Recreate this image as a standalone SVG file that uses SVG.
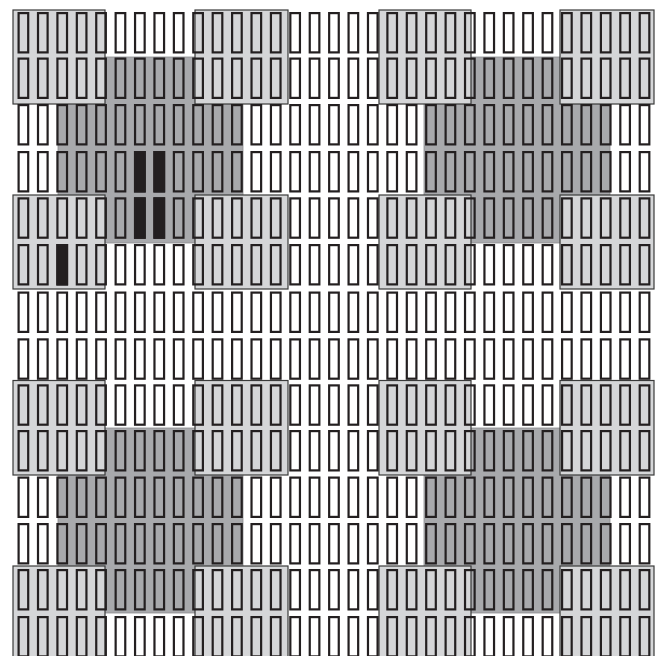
<svg xmlns="http://www.w3.org/2000/svg" xmlns:xlink="http://www.w3.org/1999/xlink" width="661" height="656" viewBox="0 0 661 656">
<style>
.cell{fill:none;stroke:#231f20;stroke-width:2.2}
.blk{fill:#231f20;stroke:#231f20;stroke-width:2.2}
.lt{fill:#d5d6d8;stroke:#3a3a3a;stroke-width:1.2}
.dk{fill:#a8a9ac;stroke:#8c8d90;stroke-width:0.8}
</style>
<defs>
<rect id="c" class="cell" x="0" y="0" width="9.6" height="39.3"/>
<g id="row">
<use href="#c" x="18.6"/><use href="#c" x="38.01"/><use href="#c" x="57.42"/><use href="#c" x="76.83"/><use href="#c" x="96.24"/><use href="#c" x="115.65"/><use href="#c" x="135.06"/><use href="#c" x="154.47"/><use href="#c" x="173.88"/><use href="#c" x="193.29"/><use href="#c" x="212.7"/><use href="#c" x="232.11"/><use href="#c" x="251.52"/><use href="#c" x="270.93"/><use href="#c" x="290.34"/><use href="#c" x="309.75"/><use href="#c" x="329.16"/><use href="#c" x="348.57"/><use href="#c" x="367.98"/><use href="#c" x="387.39"/><use href="#c" x="406.8"/><use href="#c" x="426.21"/><use href="#c" x="445.62"/><use href="#c" x="465.03"/><use href="#c" x="484.44"/><use href="#c" x="503.85"/><use href="#c" x="523.26"/><use href="#c" x="542.67"/><use href="#c" x="562.08"/><use href="#c" x="581.49"/><use href="#c" x="600.9"/><use href="#c" x="620.31"/><use href="#c" x="639.72"/>
</g>
</defs>
<rect width="661" height="656" fill="#ffffff"/>
<g id="dark-squares">
<rect class="dk" x="58" y="57" width="185" height="186"/>
<rect class="dk" x="424" y="57" width="186" height="186"/>
<rect class="dk" x="58" y="428" width="185" height="185"/>
<rect class="dk" x="424" y="428" width="186" height="185"/>
</g>
<g id="light-squares">
<rect class="lt" x="13" y="10" width="92" height="94"/>
<rect class="lt" x="195" y="10" width="93" height="94"/>
<rect class="lt" x="379" y="10" width="92" height="94"/>
<rect class="lt" x="560" y="10" width="94" height="94"/>
<rect class="lt" x="13" y="195" width="92" height="94"/>
<rect class="lt" x="195" y="195" width="93" height="94"/>
<rect class="lt" x="379" y="195" width="92" height="94"/>
<rect class="lt" x="560" y="195" width="94" height="94"/>
<rect class="lt" x="13" y="380.5" width="92" height="94.5"/>
<rect class="lt" x="195" y="380.5" width="93" height="94.5"/>
<rect class="lt" x="379" y="380.5" width="92" height="94.5"/>
<rect class="lt" x="560" y="380.5" width="94" height="94.5"/>
<rect class="lt" x="13" y="566" width="92" height="94"/>
<rect class="lt" x="195" y="566" width="93" height="94"/>
<rect class="lt" x="379" y="566" width="92" height="94"/>
<rect class="lt" x="560" y="566" width="94" height="94"/>
</g>
<g id="grid">
<use href="#row" y="13.1"/>
<use href="#row" y="58.6"/>
<use href="#row" y="105.1"/>
<use href="#row" y="152.1"/>
<use href="#row" y="198.4"/>
<use href="#row" y="245.1"/>
<use href="#row" y="292.6"/>
<use href="#row" y="339.4"/>
<use href="#row" y="385.4"/>
<use href="#row" y="431.1"/>
<use href="#row" y="477.6"/>
<use href="#row" y="524.1"/>
<use href="#row" y="570.1"/>
<use href="#row" y="617.1"/>
</g>
<g id="black-cells">
<rect class="blk" x="135.06" y="152.1" width="9.6" height="39.3"/>
<rect class="blk" x="154.47" y="152.1" width="9.6" height="39.3"/>
<rect class="blk" x="135.06" y="198.4" width="9.6" height="39.3"/>
<rect class="blk" x="154.47" y="198.4" width="9.6" height="39.3"/>
<rect class="blk" x="57.42" y="245.1" width="9.6" height="39.3"/>
</g>
</svg>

------------------------------------------------

**EXERCISE GOAL:** Leave out the pictures and transcribe everything else exactly.

**SOLUTION TO THIS TASK:**
Recreate this image as a standalone SVG file that uses SVG.
<svg xmlns="http://www.w3.org/2000/svg" xmlns:xlink="http://www.w3.org/1999/xlink" width="661" height="656" viewBox="0 0 661 656">
<style>
.cell{fill:none;stroke:#231f20;stroke-width:2.2}
.blk{fill:#231f20;stroke:#231f20;stroke-width:2.2}
.lt{fill:#d5d6d8;stroke:#3a3a3a;stroke-width:1.2}
.dk{fill:#a8a9ac;stroke:#8c8d90;stroke-width:0.8}
</style>
<defs>
<rect id="c" class="cell" x="0" y="0" width="9.6" height="39.3"/>
<g id="row">
<use href="#c" x="18.6"/><use href="#c" x="38.01"/><use href="#c" x="57.42"/><use href="#c" x="76.83"/><use href="#c" x="96.24"/><use href="#c" x="115.65"/><use href="#c" x="135.06"/><use href="#c" x="154.47"/><use href="#c" x="173.88"/><use href="#c" x="193.29"/><use href="#c" x="212.7"/><use href="#c" x="232.11"/><use href="#c" x="251.52"/><use href="#c" x="270.93"/><use href="#c" x="290.34"/><use href="#c" x="309.75"/><use href="#c" x="329.16"/><use href="#c" x="348.57"/><use href="#c" x="367.98"/><use href="#c" x="387.39"/><use href="#c" x="406.8"/><use href="#c" x="426.21"/><use href="#c" x="445.62"/><use href="#c" x="465.03"/><use href="#c" x="484.44"/><use href="#c" x="503.85"/><use href="#c" x="523.26"/><use href="#c" x="542.67"/><use href="#c" x="562.08"/><use href="#c" x="581.49"/><use href="#c" x="600.9"/><use href="#c" x="620.31"/><use href="#c" x="639.72"/>
</g>
</defs>
<rect width="661" height="656" fill="#ffffff"/>
<g id="dark-squares">
<rect class="dk" x="58" y="57" width="185" height="186"/>
<rect class="dk" x="424" y="57" width="186" height="186"/>
<rect class="dk" x="58" y="428" width="185" height="185"/>
<rect class="dk" x="424" y="428" width="186" height="185"/>
</g>
<g id="light-squares">
<rect class="lt" x="13" y="10" width="92" height="94"/>
<rect class="lt" x="195" y="10" width="93" height="94"/>
<rect class="lt" x="379" y="10" width="92" height="94"/>
<rect class="lt" x="560" y="10" width="94" height="94"/>
<rect class="lt" x="13" y="195" width="92" height="94"/>
<rect class="lt" x="195" y="195" width="93" height="94"/>
<rect class="lt" x="379" y="195" width="92" height="94"/>
<rect class="lt" x="560" y="195" width="94" height="94"/>
<rect class="lt" x="13" y="380.5" width="92" height="94.5"/>
<rect class="lt" x="195" y="380.5" width="93" height="94.5"/>
<rect class="lt" x="379" y="380.5" width="92" height="94.5"/>
<rect class="lt" x="560" y="380.5" width="94" height="94.5"/>
<rect class="lt" x="13" y="566" width="92" height="94"/>
<rect class="lt" x="195" y="566" width="93" height="94"/>
<rect class="lt" x="379" y="566" width="92" height="94"/>
<rect class="lt" x="560" y="566" width="94" height="94"/>
</g>
<g id="grid">
<use href="#row" y="13.1"/>
<use href="#row" y="58.6"/>
<use href="#row" y="105.1"/>
<use href="#row" y="152.1"/>
<use href="#row" y="198.4"/>
<use href="#row" y="245.1"/>
<use href="#row" y="292.6"/>
<use href="#row" y="339.4"/>
<use href="#row" y="385.4"/>
<use href="#row" y="431.1"/>
<use href="#row" y="477.6"/>
<use href="#row" y="524.1"/>
<use href="#row" y="570.1"/>
<use href="#row" y="617.1"/>
</g>
<g id="black-cells">
<rect class="blk" x="135.06" y="152.1" width="9.6" height="39.3"/>
<rect class="blk" x="154.47" y="152.1" width="9.6" height="39.3"/>
<rect class="blk" x="135.06" y="198.4" width="9.6" height="39.3"/>
<rect class="blk" x="154.47" y="198.4" width="9.6" height="39.3"/>
<rect class="blk" x="57.42" y="245.1" width="9.6" height="39.3"/>
</g>
</svg>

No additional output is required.